Hi, is it possible to optimise (speed up) dispersion estimation step in DEXSeq (1.34.0) analysis when working with large number of samples? I noticed that almost 80-90% of the analysis time is actually dispersion estimation, which in my last run with 64 samples (32 per group) took ~8h even though I parallelised analysis on 18 workers/CPU. Can I do something about that by changing some of the available estimateDispersions() parameters (fitType, maxit, niter), or on some other way? Of course, without large affection on quality of the results?
I tried to install DEXSeqAlt but got the message: package ‘DEXSeqAlt’ is not available (for R version 4.0.0)
Thanks, Aleksandar
Constantin Ahlmann-Eltze has greatly sped up dispersion estimation (again) this time in a separate package, and we are working this into DESeq2 as a switch.

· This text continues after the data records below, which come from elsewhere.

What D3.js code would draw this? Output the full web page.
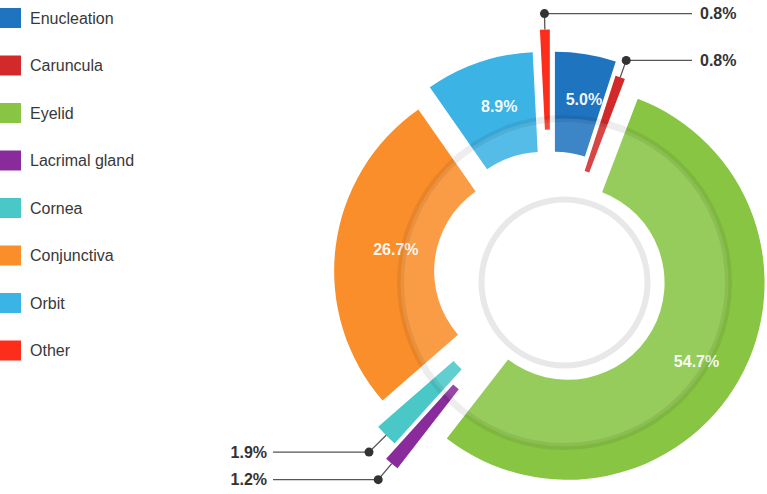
<!DOCTYPE html>
<meta charset="utf-8">
<style>
  body { margin: 0; background: #fff; }
  text { font-family: "Liberation Sans", Arial, sans-serif; }
</style>
<body>
<script src="https://cdn.jsdelivr.net/npm/d3@7"></script>
<script>

const categories = ["Enucleation", "Caruncula", "Eyelid", "Lacrimal gland", "Cornea", "Conjunctiva", "Orbit", "Other"];
const values = [5.0, 0.8, 54.7, 1.2, 1.9, 26.7, 8.9, 0.8];
const colors = ["#1f74c0", "#d22a2a", "#87c543", "#892b9b", "#4ac8c8", "#fa8e2b", "#3cb3e5", "#fd2d1b"];

// how far each slice is pulled away from the middle (px)
const pullOut = [25, 11, 19, 51, 34, 20, 26, 47];
// label radius for the wide slices, leader length for the thin ones
const labelR = [152, 0, 151, 0, 0, 137, 149, 0];
const leaderLen = [0, 18, 0, 21, 24, 0, 0, 16];

const width = 767;
const height = 494;
const cx = 551, cy = 273.5;       // pie centre
const ringX = 564.5, ringY = 282.5; // decorative rings
const r0 = 97, r1 = 197;

const svg = d3.select("body").append("svg")
              .attr("width", width)
              .attr("height", height);

// legend
const legend = svg.append("g").attr("class", "legend")
                  .selectAll("g")
                  .data(categories)
                  .enter().append("g")
                  .attr("transform", (d, i) => `translate(0,${8 + i * 47.5})`);
legend.append("rect")
      .attr("width", 21).attr("height", 20)
      .attr("fill", (d, i) => colors[i]);
legend.append("text")
      .attr("x", 30).attr("y", 10).attr("dy", "0.35em")
      .attr("font-size", 16).attr("fill", "#383838")
      .text(d => d);

const pie = d3.pie().sort(null).value(d => d);
const arcs = pie(values);
const arc = d3.arc().innerRadius(r0).outerRadius(r1);

const unit = a => [Math.sin(a), -Math.cos(a)];
const mid = d => (d.startAngle + d.endAngle) / 2;

const chart = svg.append("g").attr("transform", `translate(${cx},${cy})`);

chart.append("g").attr("class", "slices")
     .selectAll("path")
     .data(arcs)
     .enter().append("path")
     .attr("d", arc)
     .attr("fill", (d, i) => colors[i])
     .attr("transform", (d, i) => {
       const u = unit(mid(d));
       return `translate(${u[0] * pullOut[i]},${u[1] * pullOut[i]})`;
     });

// translucent ring laid over the slices
svg.append("circle")
   .attr("cx", ringX).attr("cy", ringY).attr("r", 164)
   .attr("fill", "#fff").attr("fill-opacity", 0.13)
   .attr("stroke", "#000").attr("stroke-opacity", 0.07)
   .attr("stroke-width", 7);

svg.append("circle")
   .attr("cx", ringX).attr("cy", ringY).attr("r", 83)
   .attr("fill", "none")
   .attr("stroke", "#e8e8e8")
   .attr("stroke-width", 6);

// labels inside the big slices
const tilt = 2 * Math.PI / 180;
const inside = arcs.map((d, i) => ({d, i})).filter(o => values[o.i] >= 5);
chart.append("g").attr("class", "inner-labels")
     .selectAll("text")
     .data(inside)
     .enter().append("text")
     .attr("transform", o => {
       const u = unit(mid(o.d));
       const v = unit(mid(o.d) + tilt);
       const x = u[0] * pullOut[o.i] + v[0] * labelR[o.i];
       const y = u[1] * pullOut[o.i] + v[1] * labelR[o.i];
       return `translate(${x},${y})`;
     })
     .attr("dy", "0.35em")
     .attr("text-anchor", "middle")
     .attr("font-size", 16).attr("font-weight", "bold")
     .attr("fill", "#fff").attr("fill-opacity", 0.95)
     .text(o => values[o.i].toFixed(1) + "%");

// callouts for the thin slices
const outside = arcs.map((d, i) => ({d, i})).filter(o => values[o.i] < 5);
const callout = chart.append("g").attr("class", "callouts")
                     .selectAll("g")
                     .data(outside)
                     .enter().append("g");

callout.each(function(o) {
  const g = d3.select(this);
  const u = unit(mid(o.d));
  const t = pullOut[o.i] + r1;
  const tip = [u[0] * t, u[1] * t];
  const dot = [u[0] * (t + leaderLen[o.i]), u[1] * (t + leaderLen[o.i])];
  const right = u[0] > -0.1;
  const endX = right ? 692 - cx : 273 - cx;
  g.append("path")
   .attr("d", d3.line()([tip, dot, [endX, dot[1]]]))
   .attr("fill", "none").attr("stroke", "#555").attr("stroke-width", 1.3);
  g.append("circle")
   .attr("cx", dot[0]).attr("cy", dot[1]).attr("r", 4.5)
   .attr("fill", "#333");
  g.append("text")
   .attr("x", right ? endX + 8 : endX - 6)
   .attr("y", dot[1]).attr("dy", "0.35em")
   .attr("text-anchor", right ? "start" : "end")
   .attr("font-size", 16).attr("font-weight", "bold")
   .attr("fill", "#333")
   .text(values[o.i].toFixed(1) + "%");
});

</script>
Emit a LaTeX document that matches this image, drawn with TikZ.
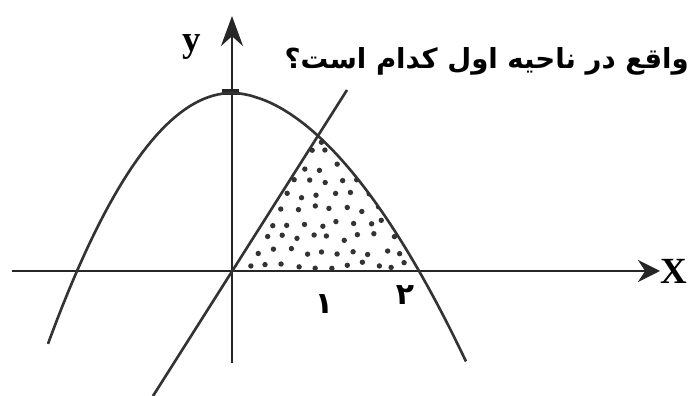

DEXSeq uses DESeq2 for dispersion estimation, so this will be available within this devel cycle.
However, one way to speed up analysis is to filter out unexpressed genes. Can you post your code so the DEXSeq developers can review?
Thanks Michael, then the problem will be solved (at least partly) with the new release(s), that's great news. I will post my code and ask for some starting directions for DEXSeq filtering in separate question with dexseq tag.